You wouldn't think a tropical paradise like Hawaii, where countless Americans often head to avoid dreary weather woes back home, would hold any rainfall trophy.
But believe it or not, The Aloha State is home to the wettest spot in the United States -- by nearly a 2-to-1 margin over its mainland challengers.
Mount Waialeale, on the island of Kauai, not only is the American champ with an average of about 450 inches of rain per year, but it's among the wettest spots on the globe. The nearly mile-tall mountain sits amid the juicy tropical trade winds. It's frequently shrouded in clouds as those winds roll up the windward side of the mountains and squeeze out their moisture into nearly constant rainfall.
"If you saved all that water in a graduated cylinder, it would rise to 33 feet tall," writes Ned Rozell with the University of Alaska Fairbanks.
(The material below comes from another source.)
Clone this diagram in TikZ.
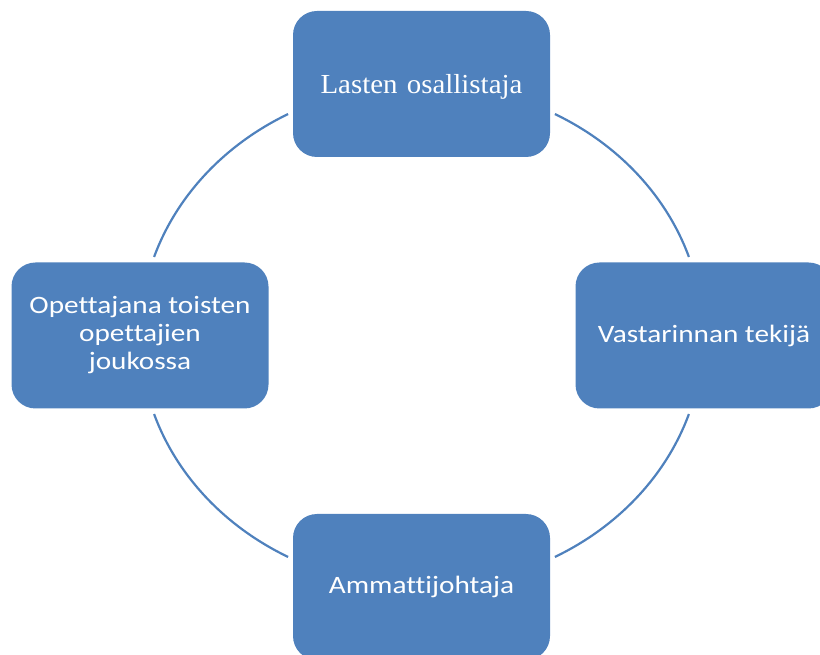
\documentclass[tikz,border=0pt]{standalone}
\usepackage{fontspec}
\setmainfont{Carlito}[FakeStretch=1.17, Ligatures={NoCommon}]
\newfontfamily\serifbox{Liberation Serif}[FakeStretch=1.05, WordSpace=1.3]
\definecolor{boxblue}{RGB}{79,129,189}
\begin{document}
\begin{tikzpicture}[x=1pt,y=1pt,
  cyclebox/.style={rectangle, rounded corners=24pt, fill=boxblue,
    minimum width=257pt, minimum height=146pt, text=white, align=center,
    font=\fontsize{25}{28}\selectfont, inner sep=0pt},
  cyclearc/.style={draw=boxblue, line width=2.2pt}]
\useasboundingbox (0,0) rectangle (820,654);
\clip (0,0) rectangle (820,654);
\coordinate (C) at (421.5,318.5);
\node[cyclebox, font=\serifbox\fontsize{27.5}{30}\selectfont] (top) at (421.5,570) {\raisebox{-3pt}[\height][\depth]{Lasten osallistaja}};
\node[cyclebox] (right) at (704,318.5) {Vastarinnan tekijä};
\node[cyclebox] (bottom) at (421.5,67) {Ammattijohtaja};
\node[cyclebox] (left) at (140,318.5) {Opettajana toisten\\opettajien\\joukossa};
\draw[cyclearc] ([shift={(118.3:281.5 and 251.5)}]C) arc[start angle=118.3, end angle=161.8, x radius=281.5, y radius=251.5];
\draw[cyclearc] ([shift={(18.2:281.5 and 251.5)}]C) arc[start angle=18.2, end angle=61.7, x radius=281.5, y radius=251.5];
\draw[cyclearc] ([shift={(198.2:281.5 and 251.5)}]C) arc[start angle=198.2, end angle=241.7, x radius=281.5, y radius=251.5];
\draw[cyclearc] ([shift={(298.3:281.5 and 251.5)}]C) arc[start angle=298.3, end angle=341.8, x radius=281.5, y radius=251.5];
\end{tikzpicture}
\end{document}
Mt. Waialeale is also home to one of the most significant rainfall gradients around, as on the lee side of the mountains in its rain shadow, annual rainfall averages around… 10 inches per year. (That's about 2 inches less than Tucson, Arizona.)
49th State No Slouch Either
Our other detached state, Alaska, is also home to some impressive rainfall totals, especially in the mountains of the southeastern panhandle.
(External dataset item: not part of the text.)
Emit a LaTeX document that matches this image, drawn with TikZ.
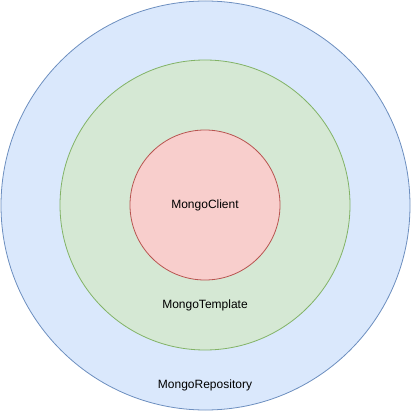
\documentclass[tikz,border=0pt]{standalone}
\usepackage{fontspec}
\setmainfont{Liberation Sans}
\definecolor{bluefill}{HTML}{DAE8FC}
\definecolor{bluestroke}{HTML}{6C8EBF}
\definecolor{greenfill}{HTML}{D5E8D4}
\definecolor{greenstroke}{HTML}{82B366}
\definecolor{redfill}{HTML}{F8CECC}
\definecolor{redstroke}{HTML}{B85450}
\begin{document}
\begin{tikzpicture}[x=1pt,y=-1pt,
  ring/.style={circle,inner sep=0pt,line width=0.8pt},
  lbl/.style={font=\fontsize{12}{14}\selectfont,text=black}]
\useasboundingbox (0,0) rectangle (411,411);
\node[ring,draw=bluestroke,fill=bluefill,minimum size=409pt] (outer) at (205.5,205.5) {};
\node[ring,draw=greenstroke,fill=greenfill,minimum size=290pt] (middle) at (205,205) {};
\node[ring,draw=redstroke,fill=redfill,minimum size=150pt] (inner) at (205,205) {};
\node[lbl] (client) at (205,205) {MongoClient};
\node[lbl] (template) at (205,305) {MongoTemplate};
\node[lbl] (repo) at (205,385) {MongoRepository};
\end{tikzpicture}
\end{document}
Other research from Oregon State University and the Alaska Climate Research Center with computer simulations suggests some mountains in southeastern Alaska may rival or even surpass Mt. Waialeale’s rainiest-spot-in-the-U.S. claim. But there haven’t been observations there to confirm it.
Suffice to say, both Hawaii and Alaska have multiple places that get over 10 to 15 feet of rain per year.
What about the Lower 48?
If you're looking for the wettest spot in the Lower 48, it's not Seattle, despite what the jokes might say. But it's not that far away.
Take about a three-hour drive west from Seattle, and you'll find yourself in the Olympic Rain Forest, part of Olympic National Park and the Olympic Mountains on the Olympic Peninsula.
Perched at the front of a relentless jet stream that carries frequent storms off the Pacific Ocean into the Pacific Northwest in the fall, winter and much of spring, the moist winds slam into the southwestern-facing sides of the mountains and squeeze out copious amounts of rainfall.
Mount Olympus averages about 260 inches of rain per year, with 130 to 170 inches per year on average expected in the lower rain forests.
(While you're there, keep an eye out for the 6- to 8-inch banana slugs for an authentic Northwest experience!)
But like Hawaii, the Olympics also have a rain-shadow counterpart known as, aptly, the Olympic Rain Shadow. Just on the leeward side of the Olympics to the northeast sits the small town of Sequim, which boasts only 18 inches of annual rainfall.
It’s the driest spot in Western Washington, with less than half the annual rainfall of Seattle.